If this can happen at our most high security civilian airport you do not need much imagination to know what happens at other airports. Ostensibly there is a lot of checking and a lot of procedural examining of bags but since most security staff are not trained to look for specific things that could be used as weapons they usually waste their time harassing passengers carrying such things as tweezers and nail files. At Mumbai airport last week I saw a young mother begging security personnel to allow her to carry a bottle of water in her bag for her one year old baby.

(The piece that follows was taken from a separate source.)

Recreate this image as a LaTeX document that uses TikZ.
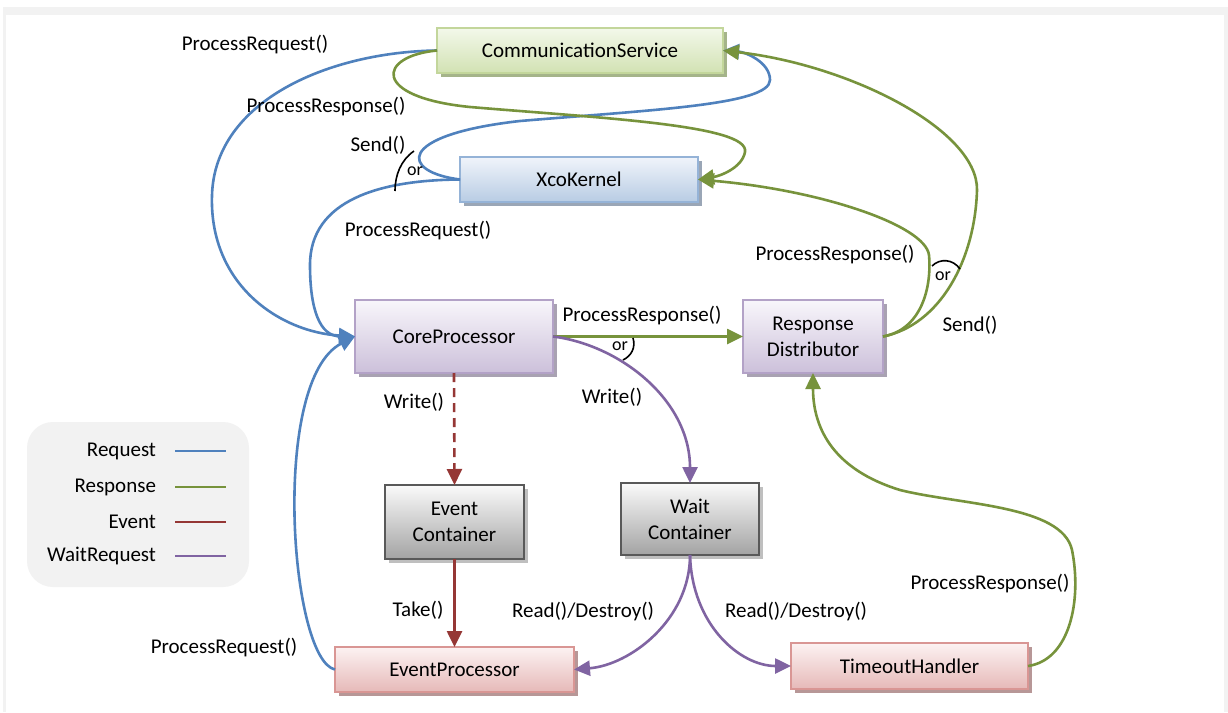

It is not just airports that lack proper security measures it is most public buildings across India. And, what is even more frightening is that despite 26/11 almost nothing has been done to train ordinary policemen in counter terrorism. When P. Chidambaram was Home Minister he concentrated on trying to set up a national counter-terrorism centre in Delhi without noticing that it would be useless without major changes in police training. In the attack on Mumbai the police did nothing till commandos arrived from Manesar and it took them more than eight hours to arrive in Mumbai because the Government of India could not even find them a plane on time. When they landed in Mumbai there were not even enough buses to take them to the besieged hotels.

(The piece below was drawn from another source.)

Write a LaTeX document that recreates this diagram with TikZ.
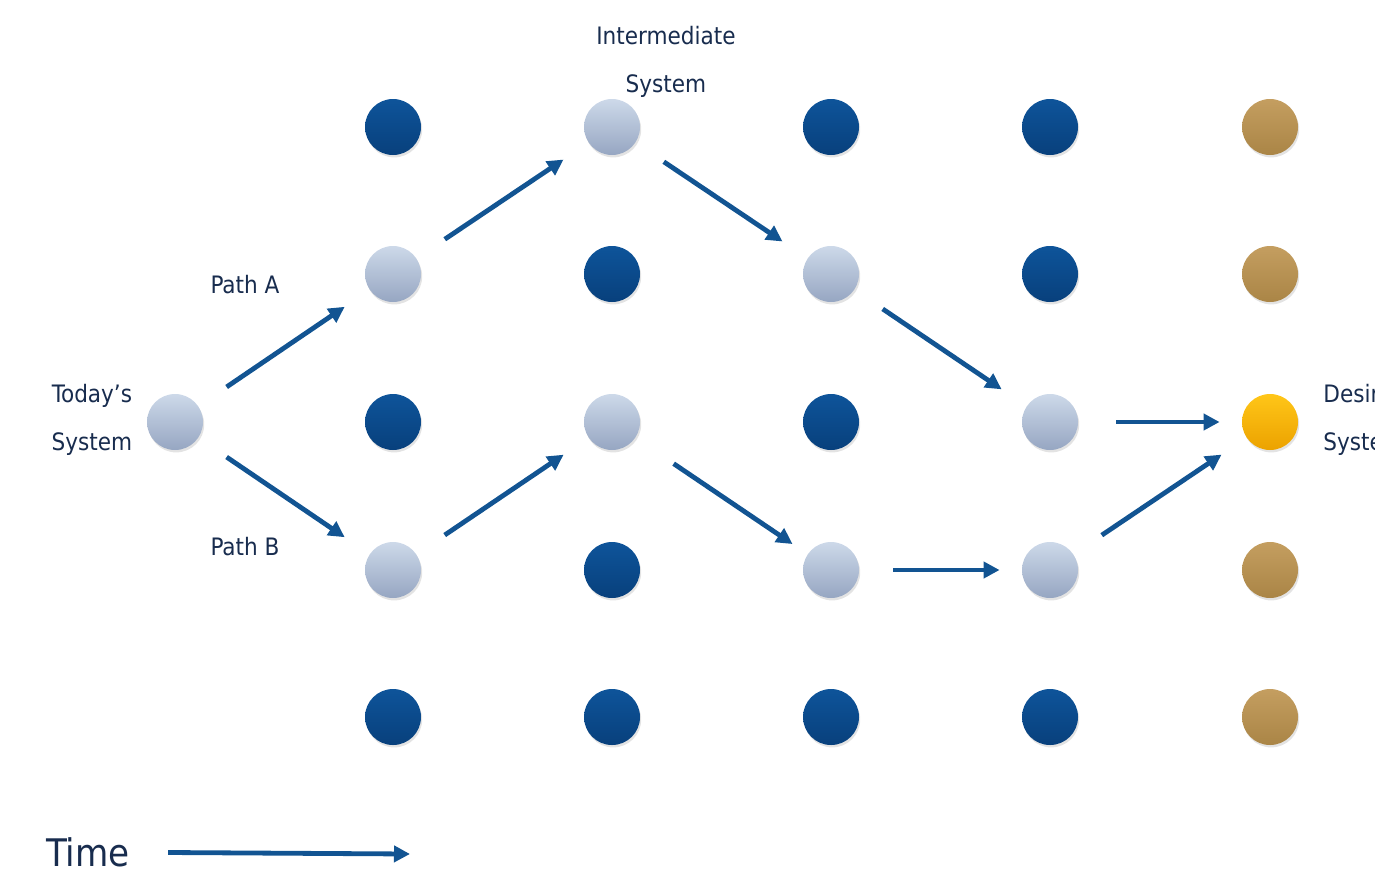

Meanwhile, the Mumbai police did nothing. Had they been trained in counter-terrorism they would have been able to save most of the people who were killed by Ajmal Kasab and his nine companions. It is a matter of deep shame that ten, semi-trained young men were able to bring the might of India’s security establishment to its knees for two whole days. But, what is a matter of even deeper shame is that nobody has been punished for the lapses that occurred and that if Maulana Azhar Masood sends us a fresh batch of suicide bombers they would probably be able to cause as much mayhem and murder in Indian cities as we saw in the 26/11 attack.
Jihadi terrorism is the only war Pakistan has fought against India in the past twenty years and is probably going to be the only war it will fight in the future. And, the horrible truth is that India remains as unprepared as it was twenty years ago.